Ich habe auf jeden Fall Ziele im Sport, das ist auch das, was ich gebraucht habe: mich an Punkten zu orientieren. Es ist so viel passiert in meiner Karriere mit so vielen Erfolgen, dass ich nach der herausfordernden Zeit, der Verletzung, der Auszeit, den größten Sieg eigentlich schon erreicht habe, indem ich weitergegangen bin, indem ich mich der Herausforderung gestellt habe und für mich gesagt habe: Ich will es noch einmal wissen. Im Idealfall ist die Saison sicher so, dass ich sagen kann, ich habe richtig lässige Sprünge, was mir richtig taugt. Wenn das Ganze belohnt wird mit tollen Platzierungen und auch mit Siegen, dann habe ich, glaube ich, wieder einiges richtig gemacht die letzten Monate.
Ist das noch fehlende Olympia-Gold weiterhin im Hinterkopf?
Natürlich spukt das im Hinterkopf, so soll es auch sein. Es ist genauso eine Triebfeder, eine extreme, aber ich ordne jetzt nicht alles dem unter, weil ich genau weiß, dass im Leben und in einer Saison so viel passieren kann. Man weiß im Endeffekt nicht, was im Februar ist, ob wir überhaupt rüberfliegen. Gut hineinzustarten, gesund zu sein, das ist für mich jetzt das Wichtigste. Natürlich wäre es extrem befriedigend oder erfüllend bei Highlights, sei es Tournee, Kulm, Skiflug-WM oder Olympia, wieder das Potenzial abzurufen und Erfolge zu feiern, dafür tut man es ja.

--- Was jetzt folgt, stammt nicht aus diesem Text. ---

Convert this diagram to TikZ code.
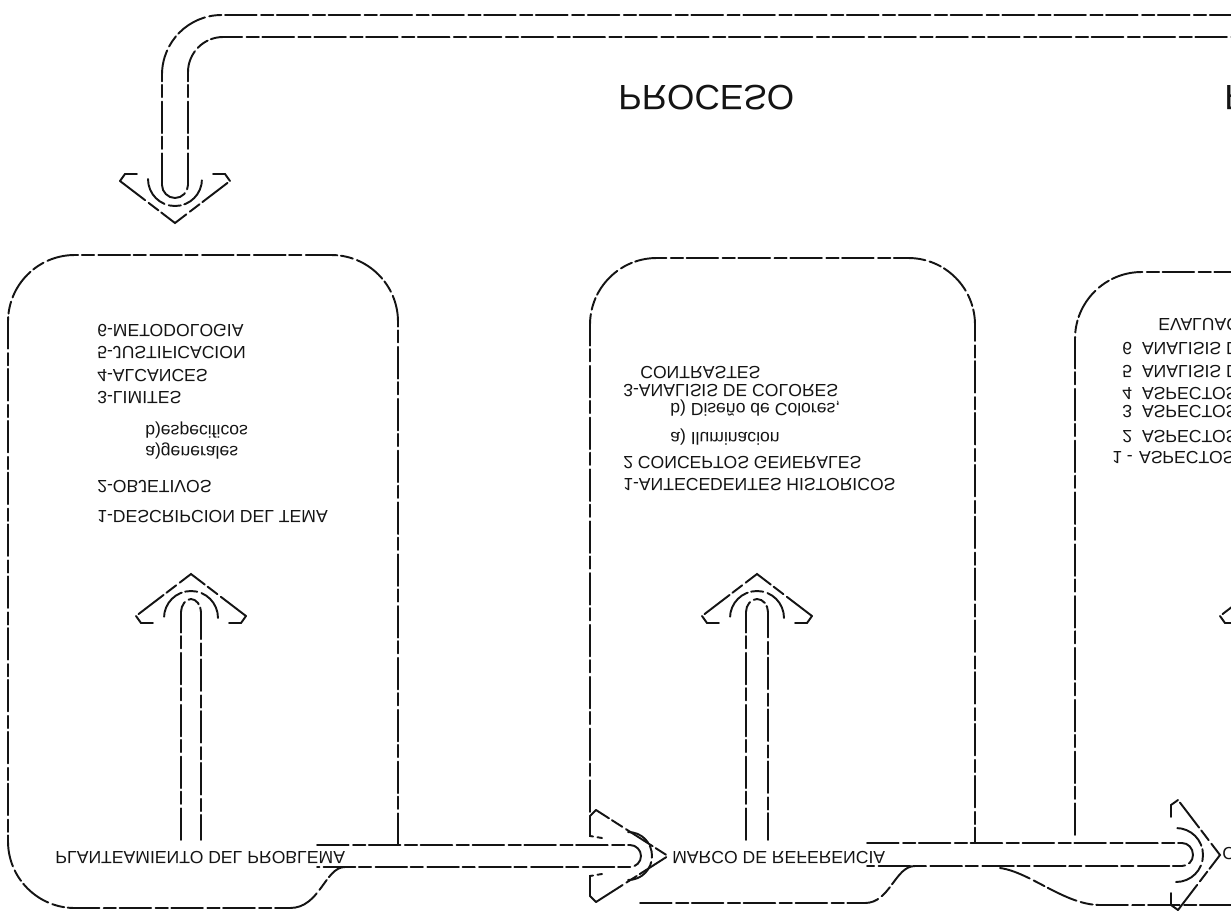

Derzeit ist Stefan Kraft die herausragende Figur im Team, wie wirkt sich das auf Sie aus?
Ich habe damit überhaupt kein Problem. Natürlich will jeder, wenn er an sich denkt, der Beste sein. Natürlich hat es das Duell, den Konkurrenzkampf speziell mit Thomas Morgenstern gegeben, das ist medial sehr entfacht worden. Aber ich habe nie ein Problem damit gehabt, wenn einer besser war. Ich freue mich extrem, wenn den Jungen, wie dem Stefan, so eine Saison passiert, wenn andere die erfüllenden Emotionen spüren und erleben dürfen. Jeder hat als Kind den Traum, er will es nach oben schaffen. Darum vergönne ich es auch jedem, weil es einfach geil ist, aber mir selber am meisten, alles andere wäre gelogen. Das ist auch die Wahrheit im Spitzensport - Ego ist ein großes Wort, man braucht aber eben den Killerinstinkt in sich, um zu sagen, heute will ich der Beste sein. Das spornt dich an.
Woran wollen und müssen Sie bis zum Saisonbeginn in einem Monat noch arbeiten?
Im Training bin ich teilweise echt sehr zufrieden. Ich habe auch die Bestätigung, dass ich auf einem guten Weg bin. Wie weit es schlussendlich reicht, wird man im Winter sehen. Aber ich bin doch sehr zuversichtlich.